New drug successfully lowers levels of toxic protein that causes Huntington disease

An international clinical trial has found that a new drug for Huntington disease is safe, and that treatment with the drug successfully lowers levels of the abnormal protein that causes the debilitating disease in patients.

In a study published today in the New England Journal of Medicine, researchers from UBC and their colleagues have demonstrated for the first time that the drug, IONIS-HTTRX (now known as RO7234292) successfully lowered levels of the mutant huntingtin protein--the toxic protein that causes Huntington disease--in the central nervous system of patients.

"This is a tremendously exciting and promising result for patients and families affected by this devastating genetic brain disorder," said Dr. Blair Leavitt, neurologist and director of research at the Centre for Huntington Disease at UBC. "For the first time, we have evidence that a treatment can not only decrease levels of the toxic disease-causing protein in patients, but that it is also safe and very well tolerated."

Leavitt, who is also a senior scientist at the Centre for Molecular Medicine and Therapeutics in the UBC faculty of medicine, treated all the Canadian participants in this study, including the first patient enrolled in the study in September 2015.
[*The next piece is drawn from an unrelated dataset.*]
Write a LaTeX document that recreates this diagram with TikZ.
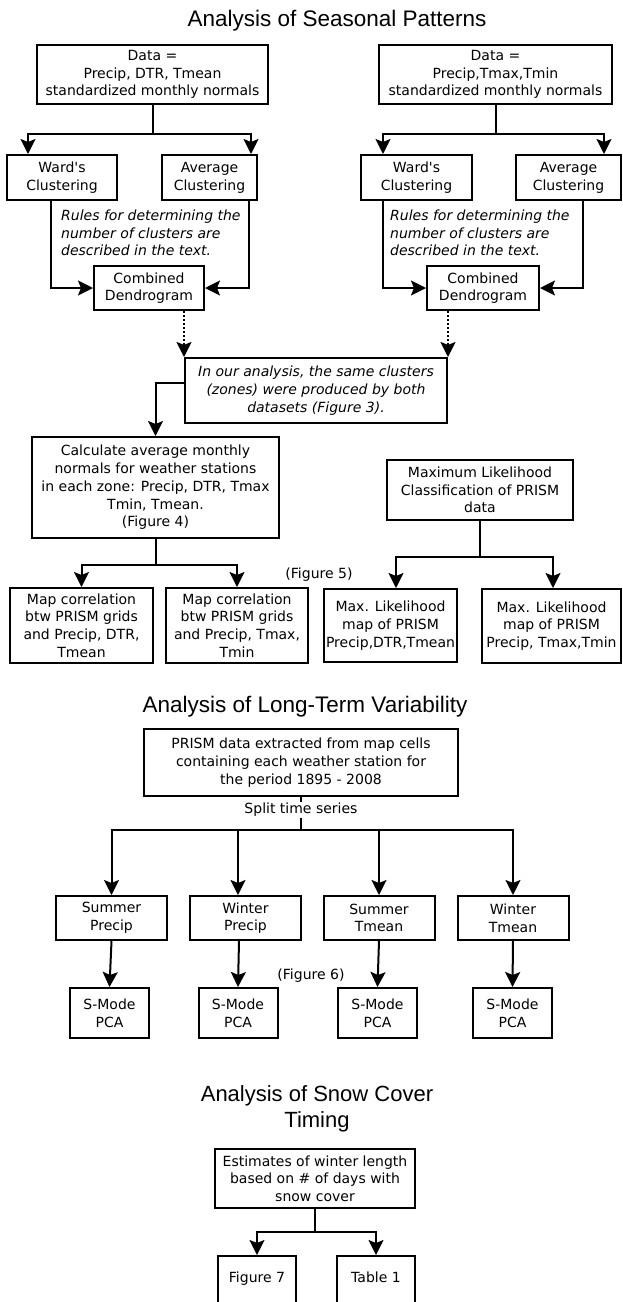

Huntington disease (HD) is a fatal genetic neurological disease. It usually develops in adulthood and causes abnormal involuntary movements, psychiatric symptoms and dementia. About one in 10,000 people in Canada have HD. To date, no effective treatments have been proven to slow down progression of this disorder. HD is caused by a single known genetic mutation, and each child of a carrier of the mutation has a 50 per cent chance of inheriting the disease.

The trial enrolled 46 patients with early HD at nine study centres in Canada, the United Kingdom, and Germany. Of the 46 patients, 34 were randomized to receive the drug and 12 were randomized to receive placebo. Each participant received four doses of the drug and all study participants completed the study and have continued to receive the active drug in an on-going open-label study. The drug was administered monthly to patients via an injection directly into the cerebrospinal fluid.

The researchers, led by Dr. Sarah Tabrizi, director of the Huntington Disease Centre at University College London and global chief investigator of the IONIS-HTTRX clinical trial, found that the drug produced significant decreases in the levels of mutant huntingtin protein in the patients' cerebrospinal fluid. None of the patients experienced any serious adverse reactions, suggesting that the treatment is safe and well tolerated by patients.

The drug is currently being evaluated in a large phase three multi-center clinical trial being performed at the Centre for Huntington Disease at UBC and other HD centres around the world. This study is designed to determine whether the treatment slows or halts the progression of disease symptoms.